### DATASET EXCERPT
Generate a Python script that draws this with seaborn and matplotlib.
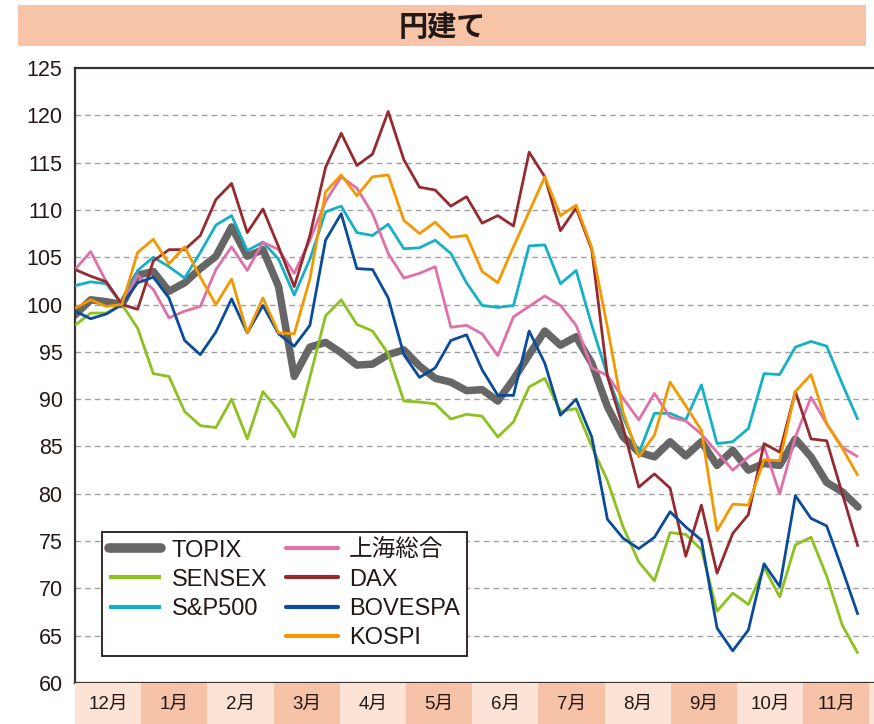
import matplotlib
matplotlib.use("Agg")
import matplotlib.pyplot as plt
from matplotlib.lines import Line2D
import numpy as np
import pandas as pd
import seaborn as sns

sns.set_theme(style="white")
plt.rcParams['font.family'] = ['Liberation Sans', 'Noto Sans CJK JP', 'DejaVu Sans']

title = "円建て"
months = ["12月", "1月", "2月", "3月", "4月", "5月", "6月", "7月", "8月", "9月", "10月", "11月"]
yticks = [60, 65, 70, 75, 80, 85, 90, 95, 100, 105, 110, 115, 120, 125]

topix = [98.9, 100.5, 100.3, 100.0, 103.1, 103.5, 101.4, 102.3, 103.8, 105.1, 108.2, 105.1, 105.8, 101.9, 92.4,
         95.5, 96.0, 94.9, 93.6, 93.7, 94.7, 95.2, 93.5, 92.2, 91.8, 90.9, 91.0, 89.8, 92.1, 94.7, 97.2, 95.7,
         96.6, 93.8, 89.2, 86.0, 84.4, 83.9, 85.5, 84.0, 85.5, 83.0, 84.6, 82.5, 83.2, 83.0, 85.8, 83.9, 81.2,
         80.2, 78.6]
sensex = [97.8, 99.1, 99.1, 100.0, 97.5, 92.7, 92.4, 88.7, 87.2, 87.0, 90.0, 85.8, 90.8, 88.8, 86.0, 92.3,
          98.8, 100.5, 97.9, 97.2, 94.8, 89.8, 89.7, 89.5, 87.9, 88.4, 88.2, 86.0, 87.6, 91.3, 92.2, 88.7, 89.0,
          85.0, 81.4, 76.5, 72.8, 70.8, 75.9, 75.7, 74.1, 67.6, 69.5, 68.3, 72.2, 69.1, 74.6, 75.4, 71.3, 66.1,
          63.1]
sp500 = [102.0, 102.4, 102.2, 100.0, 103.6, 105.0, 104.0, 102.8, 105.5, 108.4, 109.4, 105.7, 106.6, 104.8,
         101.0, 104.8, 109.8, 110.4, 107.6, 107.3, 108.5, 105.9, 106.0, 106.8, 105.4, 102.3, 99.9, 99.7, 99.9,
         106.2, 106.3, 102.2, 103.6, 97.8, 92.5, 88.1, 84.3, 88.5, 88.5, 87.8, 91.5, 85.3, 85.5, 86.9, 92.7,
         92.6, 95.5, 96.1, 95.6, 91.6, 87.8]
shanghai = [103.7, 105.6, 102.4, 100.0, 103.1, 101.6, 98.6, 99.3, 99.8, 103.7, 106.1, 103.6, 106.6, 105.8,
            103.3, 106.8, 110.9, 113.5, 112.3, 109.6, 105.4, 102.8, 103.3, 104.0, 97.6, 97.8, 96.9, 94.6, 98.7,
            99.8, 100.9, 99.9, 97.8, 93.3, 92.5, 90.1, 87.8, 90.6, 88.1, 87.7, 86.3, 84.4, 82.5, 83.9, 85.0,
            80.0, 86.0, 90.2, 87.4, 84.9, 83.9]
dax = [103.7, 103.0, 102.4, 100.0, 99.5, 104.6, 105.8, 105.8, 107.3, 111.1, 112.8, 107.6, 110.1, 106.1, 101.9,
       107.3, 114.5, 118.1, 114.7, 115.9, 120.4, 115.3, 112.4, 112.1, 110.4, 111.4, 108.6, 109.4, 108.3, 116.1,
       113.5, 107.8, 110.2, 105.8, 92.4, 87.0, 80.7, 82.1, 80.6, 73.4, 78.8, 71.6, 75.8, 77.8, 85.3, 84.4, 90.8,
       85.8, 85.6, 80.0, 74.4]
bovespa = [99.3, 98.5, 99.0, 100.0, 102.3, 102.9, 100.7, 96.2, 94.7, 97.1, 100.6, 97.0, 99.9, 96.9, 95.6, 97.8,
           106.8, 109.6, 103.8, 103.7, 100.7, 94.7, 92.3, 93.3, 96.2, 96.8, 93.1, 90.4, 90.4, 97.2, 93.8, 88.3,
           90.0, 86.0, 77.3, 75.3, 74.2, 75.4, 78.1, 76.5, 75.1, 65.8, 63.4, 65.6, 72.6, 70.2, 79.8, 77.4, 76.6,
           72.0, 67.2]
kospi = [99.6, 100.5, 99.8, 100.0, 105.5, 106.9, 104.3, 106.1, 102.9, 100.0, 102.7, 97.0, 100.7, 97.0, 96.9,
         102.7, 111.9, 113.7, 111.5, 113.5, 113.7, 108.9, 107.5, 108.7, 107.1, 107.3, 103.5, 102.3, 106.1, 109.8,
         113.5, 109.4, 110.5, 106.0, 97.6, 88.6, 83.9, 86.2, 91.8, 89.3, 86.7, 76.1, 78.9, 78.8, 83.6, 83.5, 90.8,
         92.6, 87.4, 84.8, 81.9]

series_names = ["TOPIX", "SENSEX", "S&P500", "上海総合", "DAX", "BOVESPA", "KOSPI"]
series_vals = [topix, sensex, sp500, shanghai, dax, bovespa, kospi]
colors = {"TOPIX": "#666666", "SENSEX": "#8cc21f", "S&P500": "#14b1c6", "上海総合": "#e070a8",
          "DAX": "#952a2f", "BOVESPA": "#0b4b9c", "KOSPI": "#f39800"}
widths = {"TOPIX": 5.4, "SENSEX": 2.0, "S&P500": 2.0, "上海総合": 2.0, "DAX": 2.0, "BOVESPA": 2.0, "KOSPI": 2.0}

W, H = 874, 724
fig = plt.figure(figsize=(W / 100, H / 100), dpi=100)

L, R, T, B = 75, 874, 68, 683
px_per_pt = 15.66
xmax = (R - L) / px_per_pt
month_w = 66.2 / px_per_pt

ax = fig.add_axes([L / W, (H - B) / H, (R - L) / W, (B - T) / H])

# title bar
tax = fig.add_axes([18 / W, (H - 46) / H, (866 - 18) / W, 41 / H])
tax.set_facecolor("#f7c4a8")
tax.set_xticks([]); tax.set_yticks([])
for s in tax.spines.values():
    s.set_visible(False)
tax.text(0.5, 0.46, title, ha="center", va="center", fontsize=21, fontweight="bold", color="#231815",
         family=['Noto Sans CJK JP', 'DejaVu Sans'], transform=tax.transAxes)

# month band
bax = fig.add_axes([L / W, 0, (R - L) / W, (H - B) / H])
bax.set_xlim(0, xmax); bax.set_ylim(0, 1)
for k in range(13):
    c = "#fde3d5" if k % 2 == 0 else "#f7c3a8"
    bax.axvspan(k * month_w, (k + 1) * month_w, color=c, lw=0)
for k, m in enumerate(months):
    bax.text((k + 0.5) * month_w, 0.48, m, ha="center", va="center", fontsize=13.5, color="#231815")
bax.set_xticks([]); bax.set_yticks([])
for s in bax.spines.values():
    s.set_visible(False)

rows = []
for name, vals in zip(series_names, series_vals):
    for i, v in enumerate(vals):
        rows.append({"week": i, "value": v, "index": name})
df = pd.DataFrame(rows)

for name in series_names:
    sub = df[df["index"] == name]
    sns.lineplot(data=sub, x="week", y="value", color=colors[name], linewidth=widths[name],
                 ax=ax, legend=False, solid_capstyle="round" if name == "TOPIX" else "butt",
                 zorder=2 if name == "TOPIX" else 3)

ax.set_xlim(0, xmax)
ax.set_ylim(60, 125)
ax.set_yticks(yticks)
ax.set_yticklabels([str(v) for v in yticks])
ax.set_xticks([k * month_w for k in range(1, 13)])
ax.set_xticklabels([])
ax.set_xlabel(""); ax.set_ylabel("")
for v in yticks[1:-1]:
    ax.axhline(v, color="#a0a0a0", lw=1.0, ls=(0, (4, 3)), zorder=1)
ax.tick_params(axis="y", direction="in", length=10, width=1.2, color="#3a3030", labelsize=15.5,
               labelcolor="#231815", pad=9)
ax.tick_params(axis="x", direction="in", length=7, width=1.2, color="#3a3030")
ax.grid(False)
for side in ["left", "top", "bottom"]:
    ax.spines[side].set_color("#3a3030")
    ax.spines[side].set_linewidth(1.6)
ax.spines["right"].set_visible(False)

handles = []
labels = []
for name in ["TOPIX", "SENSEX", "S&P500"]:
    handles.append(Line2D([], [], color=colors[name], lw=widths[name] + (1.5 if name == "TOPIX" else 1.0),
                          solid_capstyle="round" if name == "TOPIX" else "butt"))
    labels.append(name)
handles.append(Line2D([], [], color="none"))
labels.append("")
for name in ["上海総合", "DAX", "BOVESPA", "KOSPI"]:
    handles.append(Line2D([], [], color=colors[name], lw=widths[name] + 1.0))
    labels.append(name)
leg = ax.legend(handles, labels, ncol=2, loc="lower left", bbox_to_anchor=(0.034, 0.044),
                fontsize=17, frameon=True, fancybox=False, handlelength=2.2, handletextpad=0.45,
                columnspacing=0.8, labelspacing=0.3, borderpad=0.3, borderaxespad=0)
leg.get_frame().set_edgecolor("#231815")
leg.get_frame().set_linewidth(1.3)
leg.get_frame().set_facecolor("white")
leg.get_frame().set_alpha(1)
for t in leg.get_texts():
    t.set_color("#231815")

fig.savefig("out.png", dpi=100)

### SHORT PROBLEM
Could the lines from the top of the material through the line with "115, 120, 125]" be repeated exactly, pictures left out?

### THE RESULT
Generate a Python script that draws this with seaborn and matplotlib.
import matplotlib
matplotlib.use("Agg")
import matplotlib.pyplot as plt
from matplotlib.lines import Line2D
import numpy as np
import pandas as pd
import seaborn as sns

sns.set_theme(style="white")
plt.rcParams['font.family'] = ['Liberation Sans', 'Noto Sans CJK JP', 'DejaVu Sans']

title = "円建て"
months = ["12月", "1月", "2月", "3月", "4月", "5月", "6月", "7月", "8月", "9月", "10月", "11月"]
yticks = [60, 65, 70, 75, 80, 85, 90, 95, 100, 105, 110, 115, 120, 125]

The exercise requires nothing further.